--- Information supplied ---

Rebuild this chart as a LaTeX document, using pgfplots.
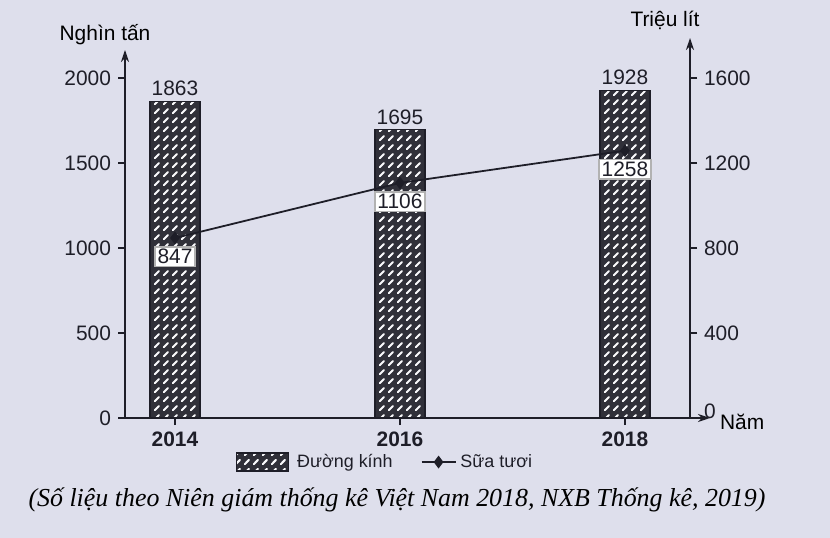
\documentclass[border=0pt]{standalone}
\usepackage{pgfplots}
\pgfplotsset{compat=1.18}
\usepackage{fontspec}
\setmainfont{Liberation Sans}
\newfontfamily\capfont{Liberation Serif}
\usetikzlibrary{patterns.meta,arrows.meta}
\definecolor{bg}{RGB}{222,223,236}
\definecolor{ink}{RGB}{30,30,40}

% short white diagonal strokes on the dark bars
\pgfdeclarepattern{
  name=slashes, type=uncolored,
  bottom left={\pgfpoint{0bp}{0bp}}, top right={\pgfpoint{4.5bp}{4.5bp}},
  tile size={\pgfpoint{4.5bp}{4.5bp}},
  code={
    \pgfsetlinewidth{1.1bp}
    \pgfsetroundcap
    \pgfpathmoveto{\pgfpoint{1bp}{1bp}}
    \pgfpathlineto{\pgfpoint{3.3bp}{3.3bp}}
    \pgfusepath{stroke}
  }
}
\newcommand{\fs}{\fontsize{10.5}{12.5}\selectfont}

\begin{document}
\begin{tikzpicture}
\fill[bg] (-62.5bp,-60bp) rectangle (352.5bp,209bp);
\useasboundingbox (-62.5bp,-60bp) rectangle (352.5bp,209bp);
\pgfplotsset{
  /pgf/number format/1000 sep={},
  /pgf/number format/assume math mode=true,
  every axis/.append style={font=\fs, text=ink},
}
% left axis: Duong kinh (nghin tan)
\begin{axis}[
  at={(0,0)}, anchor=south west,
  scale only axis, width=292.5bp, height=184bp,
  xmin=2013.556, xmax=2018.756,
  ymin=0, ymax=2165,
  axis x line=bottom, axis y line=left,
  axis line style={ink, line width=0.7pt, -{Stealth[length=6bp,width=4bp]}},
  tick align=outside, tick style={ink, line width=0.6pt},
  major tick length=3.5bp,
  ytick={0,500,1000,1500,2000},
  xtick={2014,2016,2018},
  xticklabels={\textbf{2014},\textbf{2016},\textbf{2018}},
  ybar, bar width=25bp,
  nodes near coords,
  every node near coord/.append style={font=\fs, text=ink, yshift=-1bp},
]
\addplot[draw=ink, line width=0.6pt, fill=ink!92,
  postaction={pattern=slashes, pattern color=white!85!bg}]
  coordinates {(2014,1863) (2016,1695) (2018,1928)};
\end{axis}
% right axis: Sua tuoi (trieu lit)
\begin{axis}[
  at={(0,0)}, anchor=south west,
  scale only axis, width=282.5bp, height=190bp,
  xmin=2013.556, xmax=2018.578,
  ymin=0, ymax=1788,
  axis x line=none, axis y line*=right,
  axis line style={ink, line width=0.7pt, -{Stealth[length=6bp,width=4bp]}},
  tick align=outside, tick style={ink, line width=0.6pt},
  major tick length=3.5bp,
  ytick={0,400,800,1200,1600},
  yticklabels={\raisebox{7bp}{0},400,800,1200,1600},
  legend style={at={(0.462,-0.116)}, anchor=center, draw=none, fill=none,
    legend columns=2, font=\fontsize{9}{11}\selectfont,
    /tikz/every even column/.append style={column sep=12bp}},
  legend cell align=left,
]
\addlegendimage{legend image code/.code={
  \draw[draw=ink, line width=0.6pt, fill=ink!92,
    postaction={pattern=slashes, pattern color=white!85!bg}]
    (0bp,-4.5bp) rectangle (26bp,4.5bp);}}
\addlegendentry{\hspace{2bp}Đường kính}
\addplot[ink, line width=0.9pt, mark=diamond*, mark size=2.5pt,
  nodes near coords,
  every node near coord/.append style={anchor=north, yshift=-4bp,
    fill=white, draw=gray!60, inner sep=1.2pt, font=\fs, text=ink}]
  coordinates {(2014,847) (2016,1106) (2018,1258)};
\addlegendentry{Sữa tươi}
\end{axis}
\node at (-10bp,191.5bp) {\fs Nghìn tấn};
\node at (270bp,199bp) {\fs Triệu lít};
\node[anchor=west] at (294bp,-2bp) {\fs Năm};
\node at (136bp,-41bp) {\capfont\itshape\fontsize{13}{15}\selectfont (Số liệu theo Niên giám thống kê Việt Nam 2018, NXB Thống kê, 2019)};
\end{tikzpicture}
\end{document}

---

Aim:
Skipping the pictures, transcribe each line above exactly as it appears.

Correct response:
Rebuild this chart as a LaTeX document, using pgfplots.
\documentclass[border=0pt]{standalone}
\usepackage{pgfplots}
\pgfplotsset{compat=1.18}
\usepackage{fontspec}
\setmainfont{Liberation Sans}
\newfontfamily\capfont{Liberation Serif}
\usetikzlibrary{patterns.meta,arrows.meta}
\definecolor{bg}{RGB}{222,223,236}
\definecolor{ink}{RGB}{30,30,40}

% short white diagonal strokes on the dark bars
\pgfdeclarepattern{
  name=slashes, type=uncolored,
  bottom left={\pgfpoint{0bp}{0bp}}, top right={\pgfpoint{4.5bp}{4.5bp}},
  tile size={\pgfpoint{4.5bp}{4.5bp}},
  code={
    \pgfsetlinewidth{1.1bp}
    \pgfsetroundcap
    \pgfpathmoveto{\pgfpoint{1bp}{1bp}}
    \pgfpathlineto{\pgfpoint{3.3bp}{3.3bp}}
    \pgfusepath{stroke}
  }
}
\newcommand{\fs}{\fontsize{10.5}{12.5}\selectfont}

\begin{document}
\begin{tikzpicture}
\fill[bg] (-62.5bp,-60bp) rectangle (352.5bp,209bp);
\useasboundingbox (-62.5bp,-60bp) rectangle (352.5bp,209bp);
\pgfplotsset{
  /pgf/number format/1000 sep={},
  /pgf/number format/assume math mode=true,
  every axis/.append style={font=\fs, text=ink},
}
% left axis: Duong kinh (nghin tan)
\begin{axis}[
  at={(0,0)}, anchor=south west,
  scale only axis, width=292.5bp, height=184bp,
  xmin=2013.556, xmax=2018.756,
  ymin=0, ymax=2165,
  axis x line=bottom, axis y line=left,
  axis line style={ink, line width=0.7pt, -{Stealth[length=6bp,width=4bp]}},
  tick align=outside, tick style={ink, line width=0.6pt},
  major tick length=3.5bp,
  ytick={0,500,1000,1500,2000},
  xtick={2014,2016,2018},
  xticklabels={\textbf{2014},\textbf{2016},\textbf{2018}},
  ybar, bar width=25bp,
  nodes near coords,
  every node near coord/.append style={font=\fs, text=ink, yshift=-1bp},
]
\addplot[draw=ink, line width=0.6pt, fill=ink!92,
  postaction={pattern=slashes, pattern color=white!85!bg}]
  coordinates {(2014,1863) (2016,1695) (2018,1928)};
\end{axis}
% right axis: Sua tuoi (trieu lit)
\begin{axis}[
  at={(0,0)}, anchor=south west,
  scale only axis, width=282.5bp, height=190bp,
  xmin=2013.556, xmax=2018.578,
  ymin=0, ymax=1788,
  axis x line=none, axis y line*=right,
  axis line style={ink, line width=0.7pt, -{Stealth[length=6bp,width=4bp]}},
  tick align=outside, tick style={ink, line width=0.6pt},
  major tick length=3.5bp,
  ytick={0,400,800,1200,1600},
  yticklabels={\raisebox{7bp}{0},400,800,1200,1600},
  legend style={at={(0.462,-0.116)}, anchor=center, draw=none, fill=none,
    legend columns=2, font=\fontsize{9}{11}\selectfont,
    /tikz/every even column/.append style={column sep=12bp}},
  legend cell align=left,
]
\addlegendimage{legend image code/.code={
  \draw[draw=ink, line width=0.6pt, fill=ink!92,
    postaction={pattern=slashes, pattern color=white!85!bg}]
    (0bp,-4.5bp) rectangle (26bp,4.5bp);}}
\addlegendentry{\hspace{2bp}Đường kính}
\addplot[ink, line width=0.9pt, mark=diamond*, mark size=2.5pt,
  nodes near coords,
  every node near coord/.append style={anchor=north, yshift=-4bp,
    fill=white, draw=gray!60, inner sep=1.2pt, font=\fs, text=ink}]
  coordinates {(2014,847) (2016,1106) (2018,1258)};
\addlegendentry{Sữa tươi}
\end{axis}
\node at (-10bp,191.5bp) {\fs Nghìn tấn};
\node at (270bp,199bp) {\fs Triệu lít};
\node[anchor=west] at (294bp,-2bp) {\fs Năm};
\node at (136bp,-41bp) {\capfont\itshape\fontsize{13}{15}\selectfont (Số liệu theo Niên giám thống kê Việt Nam 2018, NXB Thống kê, 2019)};
\end{tikzpicture}
\end{document}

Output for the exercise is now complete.